*Objective*
Print the data that follows exactly.

*Supplied information*
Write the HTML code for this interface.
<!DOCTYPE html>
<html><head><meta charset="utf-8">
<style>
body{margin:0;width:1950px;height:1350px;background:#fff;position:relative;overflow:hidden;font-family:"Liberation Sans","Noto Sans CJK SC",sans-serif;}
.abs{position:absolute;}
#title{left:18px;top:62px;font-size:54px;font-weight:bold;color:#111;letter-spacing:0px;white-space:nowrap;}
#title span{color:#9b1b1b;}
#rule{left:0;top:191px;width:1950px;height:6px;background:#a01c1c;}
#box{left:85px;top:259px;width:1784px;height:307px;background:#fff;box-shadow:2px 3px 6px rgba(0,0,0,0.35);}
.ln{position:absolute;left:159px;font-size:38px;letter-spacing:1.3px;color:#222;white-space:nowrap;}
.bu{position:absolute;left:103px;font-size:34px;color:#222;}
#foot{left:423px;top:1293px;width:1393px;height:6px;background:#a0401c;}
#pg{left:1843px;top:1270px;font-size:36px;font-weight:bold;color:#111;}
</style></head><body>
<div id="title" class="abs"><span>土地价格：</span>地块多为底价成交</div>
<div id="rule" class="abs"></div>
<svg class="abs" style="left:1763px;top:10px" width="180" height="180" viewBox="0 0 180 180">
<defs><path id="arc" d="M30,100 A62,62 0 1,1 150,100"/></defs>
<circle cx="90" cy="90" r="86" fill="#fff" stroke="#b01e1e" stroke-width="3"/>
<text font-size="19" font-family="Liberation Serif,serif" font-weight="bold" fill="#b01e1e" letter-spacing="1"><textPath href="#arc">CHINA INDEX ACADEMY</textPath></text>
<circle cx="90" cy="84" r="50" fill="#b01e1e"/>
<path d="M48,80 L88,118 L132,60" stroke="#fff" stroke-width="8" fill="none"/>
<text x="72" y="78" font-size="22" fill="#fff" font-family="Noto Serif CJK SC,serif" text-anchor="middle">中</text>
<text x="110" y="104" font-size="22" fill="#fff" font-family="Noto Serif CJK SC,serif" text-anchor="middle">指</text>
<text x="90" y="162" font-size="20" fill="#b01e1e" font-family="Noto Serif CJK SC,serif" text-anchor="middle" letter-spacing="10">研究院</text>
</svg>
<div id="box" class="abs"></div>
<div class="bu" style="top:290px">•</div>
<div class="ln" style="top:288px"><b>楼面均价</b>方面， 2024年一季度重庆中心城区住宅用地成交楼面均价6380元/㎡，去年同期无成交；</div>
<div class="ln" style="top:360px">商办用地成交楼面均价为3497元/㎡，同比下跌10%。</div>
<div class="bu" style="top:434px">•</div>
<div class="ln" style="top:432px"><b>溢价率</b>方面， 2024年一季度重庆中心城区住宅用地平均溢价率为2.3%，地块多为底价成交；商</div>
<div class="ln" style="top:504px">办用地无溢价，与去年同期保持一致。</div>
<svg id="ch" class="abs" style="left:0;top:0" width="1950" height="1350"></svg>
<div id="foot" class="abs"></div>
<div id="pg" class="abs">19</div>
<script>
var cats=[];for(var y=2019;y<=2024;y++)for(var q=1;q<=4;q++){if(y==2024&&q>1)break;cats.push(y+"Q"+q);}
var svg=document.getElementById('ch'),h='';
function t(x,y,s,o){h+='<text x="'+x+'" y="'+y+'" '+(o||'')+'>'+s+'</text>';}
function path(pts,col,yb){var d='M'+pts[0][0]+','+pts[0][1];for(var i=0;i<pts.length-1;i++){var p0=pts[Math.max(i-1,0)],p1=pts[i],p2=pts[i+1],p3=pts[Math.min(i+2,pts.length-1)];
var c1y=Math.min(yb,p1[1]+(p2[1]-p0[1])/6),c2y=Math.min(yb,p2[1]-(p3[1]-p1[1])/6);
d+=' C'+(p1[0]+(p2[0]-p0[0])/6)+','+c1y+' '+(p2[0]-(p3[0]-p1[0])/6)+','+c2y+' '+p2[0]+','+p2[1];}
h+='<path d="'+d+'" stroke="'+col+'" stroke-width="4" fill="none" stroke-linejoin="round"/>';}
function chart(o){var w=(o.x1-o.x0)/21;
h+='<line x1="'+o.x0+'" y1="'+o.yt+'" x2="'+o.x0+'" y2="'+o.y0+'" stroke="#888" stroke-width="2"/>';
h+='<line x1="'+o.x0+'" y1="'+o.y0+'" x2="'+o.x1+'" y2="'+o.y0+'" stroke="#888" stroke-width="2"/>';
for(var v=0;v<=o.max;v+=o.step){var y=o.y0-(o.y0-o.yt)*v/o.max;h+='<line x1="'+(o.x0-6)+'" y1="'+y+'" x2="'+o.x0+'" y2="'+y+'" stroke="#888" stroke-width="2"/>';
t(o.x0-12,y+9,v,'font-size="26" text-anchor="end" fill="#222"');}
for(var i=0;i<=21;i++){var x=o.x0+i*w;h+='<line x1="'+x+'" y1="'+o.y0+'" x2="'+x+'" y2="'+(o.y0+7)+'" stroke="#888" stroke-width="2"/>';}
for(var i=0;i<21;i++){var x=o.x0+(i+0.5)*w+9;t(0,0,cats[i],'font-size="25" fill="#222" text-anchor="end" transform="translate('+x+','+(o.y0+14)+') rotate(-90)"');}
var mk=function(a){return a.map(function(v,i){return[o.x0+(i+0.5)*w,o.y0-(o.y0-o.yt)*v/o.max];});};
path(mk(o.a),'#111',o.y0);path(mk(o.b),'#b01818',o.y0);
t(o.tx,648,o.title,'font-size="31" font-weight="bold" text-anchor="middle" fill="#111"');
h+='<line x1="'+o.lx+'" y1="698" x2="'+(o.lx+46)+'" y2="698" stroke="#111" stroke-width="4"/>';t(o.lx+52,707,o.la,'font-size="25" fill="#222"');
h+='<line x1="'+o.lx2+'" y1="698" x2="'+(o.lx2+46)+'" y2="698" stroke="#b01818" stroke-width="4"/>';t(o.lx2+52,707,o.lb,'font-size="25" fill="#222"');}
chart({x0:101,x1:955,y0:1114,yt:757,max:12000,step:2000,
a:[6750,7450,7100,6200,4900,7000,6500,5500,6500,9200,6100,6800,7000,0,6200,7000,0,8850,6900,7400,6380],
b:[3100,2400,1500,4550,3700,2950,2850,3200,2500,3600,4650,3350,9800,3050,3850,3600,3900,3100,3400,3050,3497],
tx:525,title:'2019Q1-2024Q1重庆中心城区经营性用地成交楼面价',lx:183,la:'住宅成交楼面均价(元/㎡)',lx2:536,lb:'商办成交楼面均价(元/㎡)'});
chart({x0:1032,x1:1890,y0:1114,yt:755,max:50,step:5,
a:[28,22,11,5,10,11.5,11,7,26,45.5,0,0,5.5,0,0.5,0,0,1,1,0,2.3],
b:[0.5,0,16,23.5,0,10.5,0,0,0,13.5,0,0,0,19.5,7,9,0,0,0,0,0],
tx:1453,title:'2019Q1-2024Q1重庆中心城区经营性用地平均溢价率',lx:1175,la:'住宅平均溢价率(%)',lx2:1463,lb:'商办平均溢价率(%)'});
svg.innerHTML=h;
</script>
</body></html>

*Reply to the task*
Write the HTML code for this interface.
<!DOCTYPE html>
<html><head><meta charset="utf-8">
<style>
body{margin:0;width:1950px;height:1350px;background:#fff;position:relative;overflow:hidden;font-family:"Liberation Sans","Noto Sans CJK SC",sans-serif;}
.abs{position:absolute;}
#title{left:18px;top:62px;font-size:54px;font-weight:bold;color:#111;letter-spacing:0px;white-space:nowrap;}
#title span{color:#9b1b1b;}
#rule{left:0;top:191px;width:1950px;height:6px;background:#a01c1c;}
#box{left:85px;top:259px;width:1784px;height:307px;background:#fff;box-shadow:2px 3px 6px rgba(0,0,0,0.35);}
.ln{position:absolute;left:159px;font-size:38px;letter-spacing:1.3px;color:#222;white-space:nowrap;}
.bu{position:absolute;left:103px;font-size:34px;color:#222;}
#foot{left:423px;top:1293px;width:1393px;height:6px;background:#a0401c;}
#pg{left:1843px;top:1270px;font-size:36px;font-weight:bold;color:#111;}
</style></head><body>
<div id="title" class="abs"><span>土地价格：</span>地块多为底价成交</div>
<div id="rule" class="abs"></div>
<svg class="abs" style="left:1763px;top:10px" width="180" height="180" viewBox="0 0 180 180">
<defs><path id="arc" d="M30,100 A62,62 0 1,1 150,100"/></defs>
<circle cx="90" cy="90" r="86" fill="#fff" stroke="#b01e1e" stroke-width="3"/>
<text font-size="19" font-family="Liberation Serif,serif" font-weight="bold" fill="#b01e1e" letter-spacing="1"><textPath href="#arc">CHINA INDEX ACADEMY</textPath></text>
<circle cx="90" cy="84" r="50" fill="#b01e1e"/>
<path d="M48,80 L88,118 L132,60" stroke="#fff" stroke-width="8" fill="none"/>
<text x="72" y="78" font-size="22" fill="#fff" font-family="Noto Serif CJK SC,serif" text-anchor="middle">中</text>
<text x="110" y="104" font-size="22" fill="#fff" font-family="Noto Serif CJK SC,serif" text-anchor="middle">指</text>
<text x="90" y="162" font-size="20" fill="#b01e1e" font-family="Noto Serif CJK SC,serif" text-anchor="middle" letter-spacing="10">研究院</text>
</svg>
<div id="box" class="abs"></div>
<div class="bu" style="top:290px">•</div>
<div class="ln" style="top:288px"><b>楼面均价</b>方面， 2024年一季度重庆中心城区住宅用地成交楼面均价6380元/㎡，去年同期无成交；</div>
<div class="ln" style="top:360px">商办用地成交楼面均价为3497元/㎡，同比下跌10%。</div>
<div class="bu" style="top:434px">•</div>
<div class="ln" style="top:432px"><b>溢价率</b>方面， 2024年一季度重庆中心城区住宅用地平均溢价率为2.3%，地块多为底价成交；商</div>
<div class="ln" style="top:504px">办用地无溢价，与去年同期保持一致。</div>
<svg id="ch" class="abs" style="left:0;top:0" width="1950" height="1350"></svg>
<div id="foot" class="abs"></div>
<div id="pg" class="abs">19</div>
<script>
var cats=[];for(var y=2019;y<=2024;y++)for(var q=1;q<=4;q++){if(y==2024&&q>1)break;cats.push(y+"Q"+q);}
var svg=document.getElementById('ch'),h='';
function t(x,y,s,o){h+='<text x="'+x+'" y="'+y+'" '+(o||'')+'>'+s+'</text>';}
function path(pts,col,yb){var d='M'+pts[0][0]+','+pts[0][1];for(var i=0;i<pts.length-1;i++){var p0=pts[Math.max(i-1,0)],p1=pts[i],p2=pts[i+1],p3=pts[Math.min(i+2,pts.length-1)];
var c1y=Math.min(yb,p1[1]+(p2[1]-p0[1])/6),c2y=Math.min(yb,p2[1]-(p3[1]-p1[1])/6);
d+=' C'+(p1[0]+(p2[0]-p0[0])/6)+','+c1y+' '+(p2[0]-(p3[0]-p1[0])/6)+','+c2y+' '+p2[0]+','+p2[1];}
h+='<path d="'+d+'" stroke="'+col+'" stroke-width="4" fill="none" stroke-linejoin="round"/>';}
function chart(o){var w=(o.x1-o.x0)/21;
h+='<line x1="'+o.x0+'" y1="'+o.yt+'" x2="'+o.x0+'" y2="'+o.y0+'" stroke="#888" stroke-width="2"/>';
h+='<line x1="'+o.x0+'" y1="'+o.y0+'" x2="'+o.x1+'" y2="'+o.y0+'" stroke="#888" stroke-width="2"/>';
for(var v=0;v<=o.max;v+=o.step){var y=o.y0-(o.y0-o.yt)*v/o.max;h+='<line x1="'+(o.x0-6)+'" y1="'+y+'" x2="'+o.x0+'" y2="'+y+'" stroke="#888" stroke-width="2"/>';
t(o.x0-12,y+9,v,'font-size="26" text-anchor="end" fill="#222"');}
for(var i=0;i<=21;i++){var x=o.x0+i*w;h+='<line x1="'+x+'" y1="'+o.y0+'" x2="'+x+'" y2="'+(o.y0+7)+'" stroke="#888" stroke-width="2"/>';}
for(var i=0;i<21;i++){var x=o.x0+(i+0.5)*w+9;t(0,0,cats[i],'font-size="25" fill="#222" text-anchor="end" transform="translate('+x+','+(o.y0+14)+') rotate(-90)"');}
var mk=function(a){return a.map(function(v,i){return[o.x0+(i+0.5)*w,o.y0-(o.y0-o.yt)*v/o.max];});};
path(mk(o.a),'#111',o.y0);path(mk(o.b),'#b01818',o.y0);
t(o.tx,648,o.title,'font-size="31" font-weight="bold" text-anchor="middle" fill="#111"');
h+='<line x1="'+o.lx+'" y1="698" x2="'+(o.lx+46)+'" y2="698" stroke="#111" stroke-width="4"/>';t(o.lx+52,707,o.la,'font-size="25" fill="#222"');
h+='<line x1="'+o.lx2+'" y1="698" x2="'+(o.lx2+46)+'" y2="698" stroke="#b01818" stroke-width="4"/>';t(o.lx2+52,707,o.lb,'font-size="25" fill="#222"');}
chart({x0:101,x1:955,y0:1114,yt:757,max:12000,step:2000,
a:[6750,7450,7100,6200,4900,7000,6500,5500,6500,9200,6100,6800,7000,0,6200,7000,0,8850,6900,7400,6380],
b:[3100,2400,1500,4550,3700,2950,2850,3200,2500,3600,4650,3350,9800,3050,3850,3600,3900,3100,3400,3050,3497],
tx:525,title:'2019Q1-2024Q1重庆中心城区经营性用地成交楼面价',lx:183,la:'住宅成交楼面均价(元/㎡)',lx2:536,lb:'商办成交楼面均价(元/㎡)'});
chart({x0:1032,x1:1890,y0:1114,yt:755,max:50,step:5,
a:[28,22,11,5,10,11.5,11,7,26,45.5,0,0,5.5,0,0.5,0,0,1,1,0,2.3],
b:[0.5,0,16,23.5,0,10.5,0,0,0,13.5,0,0,0,19.5,7,9,0,0,0,0,0],
tx:1453,title:'2019Q1-2024Q1重庆中心城区经营性用地平均溢价率',lx:1175,la:'住宅平均溢价率(%)',lx2:1463,lb:'商办平均溢价率(%)'});
svg.innerHTML=h;
</script>
</body></html>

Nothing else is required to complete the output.